Miguel Cabrera's rehabilitation has gone so well, he's already cleared for "full baseball activity" -- seven weeks before Detroit's full squad reports for spring training Feb. 17.
According to Detroit's head trainer, Tigers slugger Miguel Cabrera is ready to go, while ace Justin Verlander is on the mend. Both had offseason "core muscle repair" surgery.
USA TODAY Sports
By Steve Kornacki
DETROIT -- The Tigers always expected Miguel Cabrera, who underwent "core muscle repair" surgery on Oct. 29, to be ready in time for spring training.
But, according to Tigers head athletic trainer Kevin Rand, Cabrera's rehabilitation has gone so well, he's already cleared for "full baseball activity" -- seven weeks before Detroit's full squad reports for spring training Feb. 17.
"Miggy completed his rehabilitation in South Florida before going home to Venezuela," Rand said in a phone interview from Lakeland. "He was 100-percent ready to resume baseball activity at the end of December.
"He's now doing strength and conditioning for the season, and is ready to go."
Dr. Bill Meyers performed the surgery on Cabrera in Philadelphia. Meyers also did similar surgery on All-Star pitcher Justin Verlander on Jan. 9.
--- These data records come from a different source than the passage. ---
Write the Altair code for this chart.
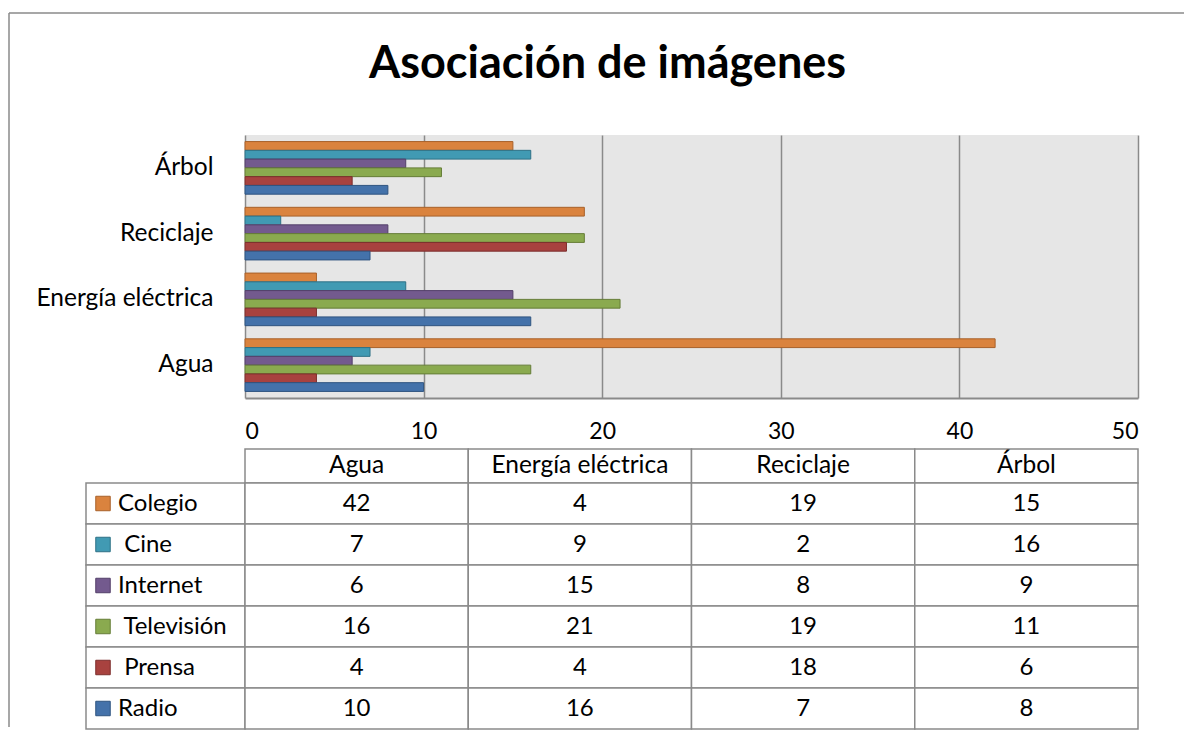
import altair as alt
import pandas as pd

title_text = "Asociación de imágenes"
categories = ["Agua", "Energía eléctrica", "Reciclaje", "Árbol"]
series = ["Colegio", "Cine", "Internet", "Televisión", "Prensa", "Radio"]
# the original row labels of Cine, Televisión and Prensa start with a space
series_labels = ["Colegio", "\u200b\u00a0Cine", "Internet", "\u200b\u00a0Televisión", "\u200b\u00a0Prensa", "Radio"]
colegio = [42, 4, 19, 15]
cine = [7, 9, 2, 16]
internet = [6, 15, 8, 9]
television = [16, 21, 19, 11]
prensa = [4, 4, 18, 6]
radio = [10, 16, 7, 8]
x_ticks = [0, 10, 20, 30, 40, 50]

fills = ["#DA833E", "#419AB3", "#735A8E", "#8AAA4F", "#A8423F", "#4472AA"]
strokes = ["#A8612A", "#2E7186", "#533F69", "#657D37", "#7C2E2C", "#2F5480"]
LINE = "#8a8a8a"
FONT = "Lato"
TXT = 24
TXT_L = 24.5

values_by_series = [colegio, cine, internet, television, prensa, radio]
rows = []
for s, vals in zip(series, values_by_series):
    for c, v in zip(categories, vals):
        rows.append({"series": s, "cat": c, "value": v})
long_df = pd.DataFrame(rows)
cat_df = pd.DataFrame({"cat": categories})
ser_df = pd.DataFrame({"series": series, "label": series_labels})
one = pd.DataFrame({"k": [0]})

fill_scale = alt.Scale(domain=series, range=fills)
stroke_scale = alt.Scale(domain=series, range=strokes)
no_view = alt.ViewBackground(stroke=None, fill=None)


def blank(w, h):
    return alt.Chart(one).mark_point(opacity=0).encode(
        x=alt.value(0), y=alt.value(0)
    ).properties(width=w, height=h, view=no_view)


# ---- frame (decorative outer border) drawn from the left spacer ----
frame_top = alt.Chart(one).mark_rule(color=LINE, strokeWidth=1.5).encode(
    x=alt.value(-77), x2=alt.value(1098), y=alt.value(-122)
)
frame_left = alt.Chart(one).mark_rule(color=LINE, strokeWidth=1.5).encode(
    x=alt.value(-77), y=alt.value(-122), y2=alt.value(592)
)
spacer = alt.layer(frame_top, frame_left).properties(width=159, height=263, view=no_view)

# ---- bar chart ----
bars = alt.Chart(long_df).mark_bar(strokeWidth=1).encode(
    x=alt.X(
        "value:Q",
        scale=alt.Scale(domain=[0, 50], nice=False),
        axis=alt.Axis(
            values=x_ticks, title=None, grid=True, gridColor=LINE, gridWidth=1.5,
            domain=True, domainColor=LINE, domainWidth=2, ticks=False, tickSize=0,
            labelPadding=22, labelFontSize=23, labelColor="black", labelFont=FONT,
        ),
    ),
    y=alt.Y(
        "cat:N",
        sort=categories[::-1],
        scale=alt.Scale(paddingInner=0.2, paddingOuter=0.1),
        axis=alt.Axis(
            title=None, ticks=False, tickSize=0, domain=False, labelPadding=32,
            labelFontSize=TXT_L, labelColor="black", labelFont=FONT,
        ),
    ),
    yOffset=alt.YOffset("series:N", sort=series, scale=alt.Scale(paddingInner=0, paddingOuter=0)),
    fill=alt.Fill("series:N", scale=fill_scale, legend=None),
    stroke=alt.Stroke("series:N", scale=stroke_scale, legend=None),
).properties(
    width=893,
    height=263,
    view=alt.ViewBackground(fill="#e6e6e6", stroke=None),
    title=alt.TitleParams(
        text=title_text, fontSize=45, fontWeight="bold", font=FONT, color="black",
        anchor="middle", frame="group", dx=-84, offset=12, baseline="alphabetic",
    ),
)

# ---- header row ----
xcat = alt.X("cat:N", sort=categories, axis=None, scale=alt.Scale(paddingInner=0, paddingOuter=0))
header = alt.layer(
    alt.Chart(cat_df).mark_rect(fill="white", stroke=LINE, strokeWidth=1.5).encode(x=xcat),
    alt.Chart(cat_df).mark_text(fontSize=TXT_L, font=FONT, color="black").encode(x=xcat, text="cat:N"),
).properties(width=893, height=34, view=no_view)

# ---- label column ----
yser = alt.Y("series:N", sort=series, axis=None, scale=alt.Scale(paddingInner=0, paddingOuter=0))
labels = alt.layer(
    alt.Chart(ser_df).mark_rect(fill="white", stroke=LINE, strokeWidth=1.5).encode(y=yser),
    alt.Chart(ser_df).mark_square(size=210, strokeWidth=1, opacity=1).encode(
        y=yser, x=alt.value(17),
        fill=alt.Fill("series:N", scale=fill_scale, legend=None),
        stroke=alt.Stroke("series:N", scale=stroke_scale, legend=None),
    ),
    alt.Chart(ser_df).mark_text(fontSize=TXT, font=FONT, color="black", align="left", dx=-47.5).encode(
        y=yser, text="label:N"
    ),
).properties(width=159, height=246, view=no_view)

# ---- data table ----
table = alt.layer(
    alt.Chart(long_df).mark_rect(fill="white", stroke=LINE, strokeWidth=1.5).encode(x=xcat, y=yser),
    alt.Chart(long_df).mark_text(fontSize=TXT, font=FONT, color="black").encode(
        x=xcat, y=yser, text="value:Q"
    ),
).properties(width=893, height=246, view=no_view)

chart = alt.concat(
    spacer, bars,
    blank(159, 51), blank(893, 51),
    blank(159, 34), header,
    labels, table,
    columns=2, spacing=0, bounds="flush", align="each",
).properties(
    padding={"left": 0, "top": 4, "right": 0, "bottom": 0}
).configure(font=FONT).configure_view(stroke=None)

chart.save("out.html", embed_options={"renderer": "svg", "actions": False})
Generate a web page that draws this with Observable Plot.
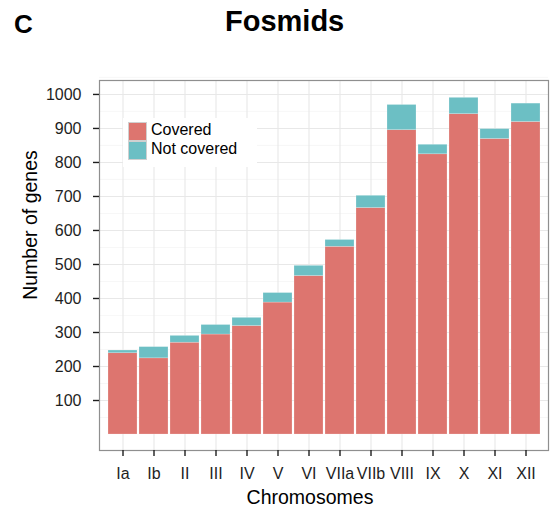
<!DOCTYPE html>
<html>
<head>
<meta charset="utf-8">
<script src="https://cdn.jsdelivr.net/npm/d3@7"></script>
<script src="https://cdn.jsdelivr.net/npm/@observablehq/plot@0.6"></script>
<style>
  body { margin: 0; background: #fff; font-family: "Liberation Sans", Arial, Helvetica, sans-serif; }
  #wrap { position: relative; width: 551px; height: 508px; overflow: hidden; }
  #chart { position: absolute; left: 0; top: 0; }
  .abs { position: absolute; white-space: nowrap; color: #000; }
</style>
</head>
<body>
<div id="wrap">
  <div id="chart"></div>
  <div class="abs" style="left:14px;top:11px;font-size:26px;line-height:26px;font-weight:bold;">C</div>
  <div class="abs" style="left:225px;top:6.5px;font-size:29px;line-height:29px;font-weight:bold;">Fosmids</div>
  <div class="abs" style="left:310px;top:487.5px;font-size:19.5px;line-height:19.5px;transform:translateX(-50%);">Chromosomes</div>
  <div class="abs" style="left:31.2px;top:225px;font-size:19.5px;line-height:19.5px;transform:translate(-50%,-50%) rotate(-90deg);">Number of genes</div>
  <div id="legend" class="abs" style="left:123px;top:118px;width:134px;height:49px;background:#fff;"></div>
</div>
<script>
// ---- data ----
const chromosomes = ["Ia","Ib","II","III","IV","V","VI","VIIa","VIIb","VIII","IX","X","XI","XII"];
const covered     = [239, 224, 270, 294, 319, 388, 466, 552, 666, 895, 824, 942, 869, 919];
const notCovered  = [  8,  33,  20,  28,  24,  28,  30,  20,  36,  74,  28,  48,  29,  54];
const seriesNames = ["Covered", "Not covered"];
const seriesColors = ["#dd756f", "#6cbfc4"];
const yTicks = [100, 200, 300, 400, 500, 600, 700, 800, 900, 1000];

const table = [];
chromosomes.forEach((c, i) => {
  table.push({chrom: c, series: seriesNames[0], value: covered[i]});
  table.push({chrom: c, series: seriesNames[1], value: notCovered[i]});
});
const minorTicks = [50, ...yTicks.map(v => v + 50)];

const chart = Plot.plot({
  width: 551,
  height: 508,
  marginLeft: 99,
  marginRight: 3,
  marginTop: 80,
  marginBottom: 58,
  style: {fontFamily: '"Liberation Sans", Arial, sans-serif', fontSize: "16px", background: "#fff"},
  x: {type: "band", domain: chromosomes, paddingInner: 0.08, paddingOuter: 0.14, label: null},
  y: {domain: [-47, 1041], label: null},
  color: {domain: seriesNames, range: seriesColors},
  marks: [
    Plot.ruleY(minorTicks, {y: d => d, stroke: "#f3f3f3", strokeWidth: 0.7}),
    Plot.ruleY(yTicks, {y: d => d, stroke: "#e8e8e8", strokeWidth: 1.1}),
    Plot.ruleX(chromosomes, {x: d => d, stroke: "#e8e8e8", strokeWidth: 1.1}),
    Plot.barY(table, {x: "chrom", y: "value", fill: "series", order: seriesNames, stroke: "#ffffff", strokeOpacity: 0.35, strokeWidth: 0.6}),
    Plot.frame({stroke: "#8f8f8f", strokeWidth: 1.2}),
    Plot.axisY(yTicks, {tickSize: 6, tickPadding: 12, fontSize: 16, color: "#1e1e1e", strokeWidth: 1.4, tickFormat: d => String(d), label: null}),
    Plot.axisX({tickSize: 6, tickPadding: 11, fontSize: 16, color: "#1e1e1e", strokeWidth: 1.4, label: null})
  ]
});
document.getElementById("chart").appendChild(chart);

// legend (HTML, built from the series arrays)
const legend = document.getElementById("legend");
seriesNames.forEach((name, i) => {
  const key = document.createElement("div");
  key.style.cssText = `position:absolute;left:5px;top:${4 + i * 18.5}px;width:17px;height:17px;background:${seriesColors[i]};border:0.8px solid #d0d0d0;`;
  legend.appendChild(key);
  const lab = document.createElement("div");
  lab.textContent = name;
  lab.style.cssText = `position:absolute;left:28px;top:${3.5 + i * 19.5}px;font-size:16px;line-height:16px;color:#000;white-space:nowrap;`;
  legend.appendChild(lab);
});
</script>
</body>
</html>
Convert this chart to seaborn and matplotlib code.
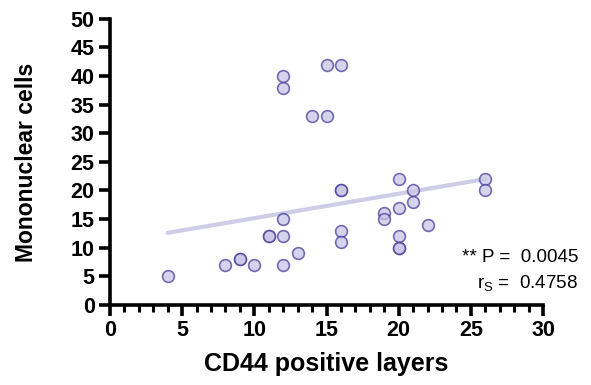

Rand said Meyers was called upon for the same surgery with retired Tigers All-Star right fielder Magglio Ordonez in 2005. So the team has entrusted Meyers with repairing a former batting champion, and now the 2011 American League MVP in Verlander and 2012-13 AL MVP in Cabrera.
"He's the best," Rand said. "Meyers is just the best."
Verlander won't be ready to go full-bore when pitchers and catchers report on Feb. 13, but Rand is optimistic that Verlander will be ready to take his spot in the rotation when the season opens against the Kansas City Royals on March 31 in Detroit.
"He did the rehabilitation in Philadelphia," Rand said, "and he's doing really well. They got him going real well.
"We will re-evaluate Justin in six weeks and see where he's at."
He's now doing strength and conditioning for the season, and is ready to go.
Tigers trainer Kevin Rand on the health of slugger Miguel Cabrera
Rand said Verlander's injury occurred from a wearing-down process to an abductor muscle located high on Verlander's inner thigh.
Verlander generally goes through a demanding physical-conditioning program in Lakeland that begins several weeks after seasons conclude. He was termed a "horse" by Tigers manager Jim Leyland, and led the AL in innings pitched in three of the last five seasons with a seven consecutive 200-inning seasons.
Verlander's also logged 93 1/3 innings in postseason play during his career. He hasn't been on the disabled list since breaking into the majors in 2005.
The big right-hander has very strong legs, and often credits his intense conditioning for enabling him to get stronger as seasons reach October. I asked Rand about the significance of Verlander missing this key workout time.
"Actually, he was doing a great job this winter," Rand said. "Hopefully, he will come through fine and be ready to go the rest of the way.
"He was doing great with his off-season conditioning program, and that will work to his advantage in coming back."
Verlander was 13-12 with a 3.46 ERA in 2013, when he failed to get any Cy Young Award votes for the first time in five years. He did, however, make the All-Star team for the fifth consecutive year.
During the playoffs, he was the Verlander of old, allowing one run in 23 innings (0.39 ERA) with a 0.565 WHIP and 31 strikeouts. Actually, he was better than ever in three stunning starts against the Oakland A's and Boston Red Sox.
Cabrera played the second half of the season with abdominal-wall, groin and hip-flexor injuries. He also played over some painful shin bruises suffered after fouling off pitches in two epic at-bats against New York Yankees closer Mariano Rivera -- both ending with dramatic ninth-inning homers.
Cabrera overcame the pain until a September slide, but still won his second consecutive MVP award and his third straight batting crown. He hit a career-high .348 with 44 home runs and 137 RBIs.
"He's an unbelievable athlete who has a tremendous pain tolerance," Rand said. "He was the (AL) Player of the Month in August.
"Injuring the abductor on a slide at home in late August made September real difficult for him, though. He didn't quite have the same power after that, but it was incredible to watch what he did."
RONDON GETTING CLOSE
Rookie right-handed reliever Bruce Rondon also struggled to get on the mound after suffering a flexor strain in his right elbow. He couldn't pitch in the playoffs, costing Detroit its dominating eighth-inning setup man.
Rondon got on track in August, and struck out 18 in 15 innings pitched with a 1.23 ERA over his last 15 outings.
"Bruce is going through a throwing program in Venezuela," Rand said. "Right now, he's playing long toss up to 120 feet.
"If the progress he's made continues, he will have thrown four sides (bullpen sessions) by the time pitchers report and be real close to being back."